[Start of Recorded data]
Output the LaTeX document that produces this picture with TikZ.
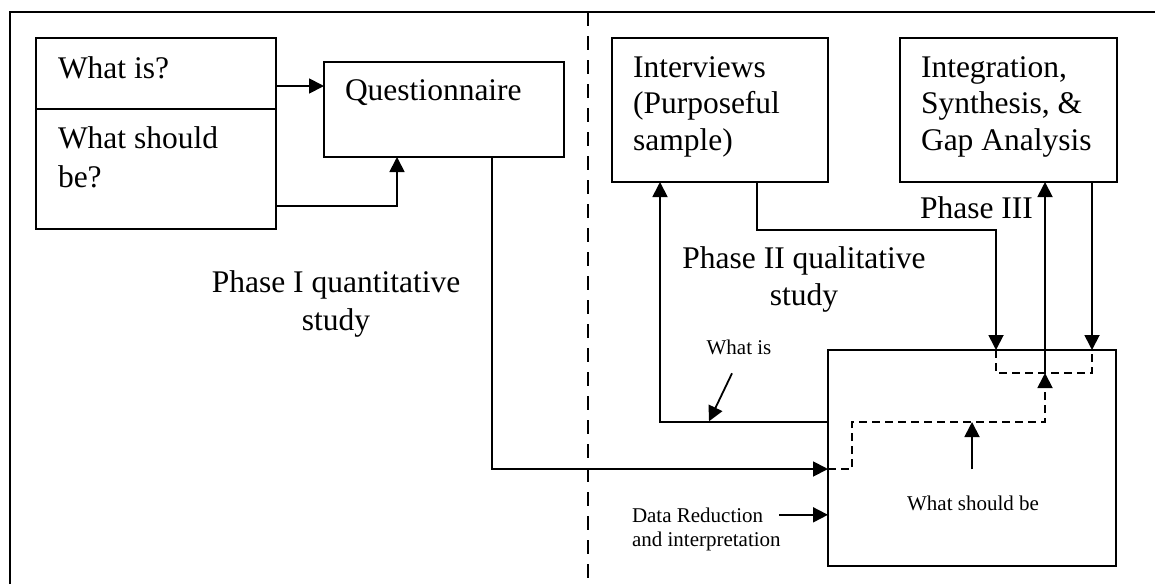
\documentclass[tikz,border=0pt]{standalone}
\usepackage{fontspec}
\setmainfont{Liberation Serif}
\usetikzlibrary{arrows.meta,calc}
\begin{document}
\begin{tikzpicture}[x=0.5pt,y=-0.5pt,
  conn/.style={line width=0.9pt},
  arr/.style={conn,-{Triangle[length=7.5pt,width=7.5pt]}},
  dsh/.style={conn,dash pattern=on 4pt off 2.5pt},
  divider/.style={conn,dash pattern=on 7pt off 5pt},
  box/.style={draw,line width=0.9pt,rectangle,inner sep=0pt,outer sep=0pt,anchor=north west},
  bigt/.style={font=\fontsize{15.75pt}{18.75pt}\selectfont,inner sep=0pt,outer sep=0pt},
  smallt/.style={font=\fontsize{10.5pt}{12pt}\selectfont,inner sep=0pt,outer sep=0pt}]
\useasboundingbox (0,0) rectangle (1155,584);
% frame and divider
\draw[conn] (10,584) -- (10,12) -- (1155,12);
\draw[divider] (588,12) -- (588,580);
% boxes
\node[box,minimum width=120pt,minimum height=35.5pt] (whatis) at (36,38) {};
\node[box,minimum width=120pt,minimum height=60pt] (whatshould) at (36,109) {};
\node[box,minimum width=120pt,minimum height=47.5pt] (quest) at (324,62) {};
\node[box,minimum width=108pt,minimum height=72pt] (interviews) at (612,38) {};
\node[box,minimum width=108.5pt,minimum height=72pt] (integ) at (900,38) {};
\node[box,minimum width=144pt,minimum height=108pt] (big) at (828,350) {};
% box texts
\node[bigt,anchor=base west] (t1) at (58,78) {What is?};
\node[bigt,anchor=base west] (t2) at (58,148) {What should};
\node[bigt,anchor=base west] (t3) at (58,187) {be?};
\node[bigt,anchor=base west] (t4) at (345,100) {Questionnaire};
\node[bigt,anchor=base west] (t5) at (633,77) {Interviews};
\node[bigt,anchor=base west] (t6) at (633,113) {(Purposeful};
\node[bigt,anchor=base west] (t7) at (633,150) {sample)};
\node[bigt,anchor=base west] (t8) at (921,77) {Integration,};
\node[bigt,anchor=base west] (t9) at (921,113) {Synthesis, \&};
\node[bigt,anchor=base west] (t10) at (921,150) {Gap Analysis};
% phase labels
\node[bigt,anchor=base] (ph1a) at (336,292) {Phase I quantitative};
\node[bigt,anchor=base] (ph1b) at (336,330) {study};
\node[bigt,anchor=base] (ph2a) at (804,268) {Phase II qualitative};
\node[bigt,anchor=base] (ph2b) at (804,305) {study};
\node[bigt,anchor=base west] (ph3) at (920,218) {Phase III};
% small labels
\node[smallt,anchor=base] (wis) at (739,354) {What is};
\node[smallt,anchor=base] (wsb) at (973,510) {What should be};
\node[smallt,anchor=base west] (dr1) at (632,522) {Data Reduction};
\node[smallt,anchor=base west] (dr2) at (632,546) {and interpretation};
% left connectors
\draw[arr] ($(whatis.north east)+(0,48)$) -- ($(quest.north west)+(0,24)$);
\draw[arr] ($(whatshould.south east)+(0,-23)$) -| ($(quest.south west)+(73,0)$);
\draw[arr] ($(quest.south east)+(-72,0)$) |- ($(big.north west)+(0,119)$);
% dashed paths inside big box
\coordinate (p1) at ($(big.north west)+(24,72)$);
\coordinate (p2) at ($(big.north west)+(217,72)$);
\coordinate (p3) at ($(big.north west)+(217,23)$);
\draw[dsh,-{Triangle[length=7.5pt,width=7.5pt]}] ($(big.north west)+(0,119)$) -| (p1) -- (p2) -- (p3);
\draw[arr] (p3) -- (p3 |- integ.south);
\draw[dsh] ($(big.north west)+(168,0)$) -- ++(0,23) -| ($(big.north west)+(264,0)$);
% right connectors
\draw[arr] ($(big.north west)+(0,72)$) -| ($(interviews.south west)+(48,0)$);
\draw[arr] ($(interviews.south west)+(145,0)$) -- ++(0,48) -| ($(big.north west)+(168,0)$);
\draw[arr] ($(integ.south west)+(192,0)$) coordinate (q) -- (q |- big.north);
% label arrows
\draw[arr] ($(wis.south)+(-7,19)$) -- ($(wis.south)+(-30,67)$);
\draw[arr] ($(wsb.north)+(-1,-26)$) coordinate (s) -- (s |- p1);
\draw[arr] ($(dr1.east)+(16,0)$) coordinate (r) -- (r -| big.west);
\end{tikzpicture}
\end{document}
[End of Recorded data]
--- Task prompt ---
Transcribe the full listing above exactly, with the images removed.

--- Solution for this problem ---
Output the LaTeX document that produces this picture with TikZ.
\documentclass[tikz,border=0pt]{standalone}
\usepackage{fontspec}
\setmainfont{Liberation Serif}
\usetikzlibrary{arrows.meta,calc}
\begin{document}
\begin{tikzpicture}[x=0.5pt,y=-0.5pt,
  conn/.style={line width=0.9pt},
  arr/.style={conn,-{Triangle[length=7.5pt,width=7.5pt]}},
  dsh/.style={conn,dash pattern=on 4pt off 2.5pt},
  divider/.style={conn,dash pattern=on 7pt off 5pt},
  box/.style={draw,line width=0.9pt,rectangle,inner sep=0pt,outer sep=0pt,anchor=north west},
  bigt/.style={font=\fontsize{15.75pt}{18.75pt}\selectfont,inner sep=0pt,outer sep=0pt},
  smallt/.style={font=\fontsize{10.5pt}{12pt}\selectfont,inner sep=0pt,outer sep=0pt}]
\useasboundingbox (0,0) rectangle (1155,584);
% frame and divider
\draw[conn] (10,584) -- (10,12) -- (1155,12);
\draw[divider] (588,12) -- (588,580);
% boxes
\node[box,minimum width=120pt,minimum height=35.5pt] (whatis) at (36,38) {};
\node[box,minimum width=120pt,minimum height=60pt] (whatshould) at (36,109) {};
\node[box,minimum width=120pt,minimum height=47.5pt] (quest) at (324,62) {};
\node[box,minimum width=108pt,minimum height=72pt] (interviews) at (612,38) {};
\node[box,minimum width=108.5pt,minimum height=72pt] (integ) at (900,38) {};
\node[box,minimum width=144pt,minimum height=108pt] (big) at (828,350) {};
% box texts
\node[bigt,anchor=base west] (t1) at (58,78) {What is?};
\node[bigt,anchor=base west] (t2) at (58,148) {What should};
\node[bigt,anchor=base west] (t3) at (58,187) {be?};
\node[bigt,anchor=base west] (t4) at (345,100) {Questionnaire};
\node[bigt,anchor=base west] (t5) at (633,77) {Interviews};
\node[bigt,anchor=base west] (t6) at (633,113) {(Purposeful};
\node[bigt,anchor=base west] (t7) at (633,150) {sample)};
\node[bigt,anchor=base west] (t8) at (921,77) {Integration,};
\node[bigt,anchor=base west] (t9) at (921,113) {Synthesis, \&};
\node[bigt,anchor=base west] (t10) at (921,150) {Gap Analysis};
% phase labels
\node[bigt,anchor=base] (ph1a) at (336,292) {Phase I quantitative};
\node[bigt,anchor=base] (ph1b) at (336,330) {study};
\node[bigt,anchor=base] (ph2a) at (804,268) {Phase II qualitative};
\node[bigt,anchor=base] (ph2b) at (804,305) {study};
\node[bigt,anchor=base west] (ph3) at (920,218) {Phase III};
% small labels
\node[smallt,anchor=base] (wis) at (739,354) {What is};
\node[smallt,anchor=base] (wsb) at (973,510) {What should be};
\node[smallt,anchor=base west] (dr1) at (632,522) {Data Reduction};
\node[smallt,anchor=base west] (dr2) at (632,546) {and interpretation};
% left connectors
\draw[arr] ($(whatis.north east)+(0,48)$) -- ($(quest.north west)+(0,24)$);
\draw[arr] ($(whatshould.south east)+(0,-23)$) -| ($(quest.south west)+(73,0)$);
\draw[arr] ($(quest.south east)+(-72,0)$) |- ($(big.north west)+(0,119)$);
% dashed paths inside big box
\coordinate (p1) at ($(big.north west)+(24,72)$);
\coordinate (p2) at ($(big.north west)+(217,72)$);
\coordinate (p3) at ($(big.north west)+(217,23)$);
\draw[dsh,-{Triangle[length=7.5pt,width=7.5pt]}] ($(big.north west)+(0,119)$) -| (p1) -- (p2) -- (p3);
\draw[arr] (p3) -- (p3 |- integ.south);
\draw[dsh] ($(big.north west)+(168,0)$) -- ++(0,23) -| ($(big.north west)+(264,0)$);
% right connectors
\draw[arr] ($(big.north west)+(0,72)$) -| ($(interviews.south west)+(48,0)$);
\draw[arr] ($(interviews.south west)+(145,0)$) -- ++(0,48) -| ($(big.north west)+(168,0)$);
\draw[arr] ($(integ.south west)+(192,0)$) coordinate (q) -- (q |- big.north);
% label arrows
\draw[arr] ($(wis.south)+(-7,19)$) -- ($(wis.south)+(-30,67)$);
\draw[arr] ($(wsb.north)+(-1,-26)$) coordinate (s) -- (s |- p1);
\draw[arr] ($(dr1.east)+(16,0)$) coordinate (r) -- (r -| big.west);
\end{tikzpicture}
\end{document}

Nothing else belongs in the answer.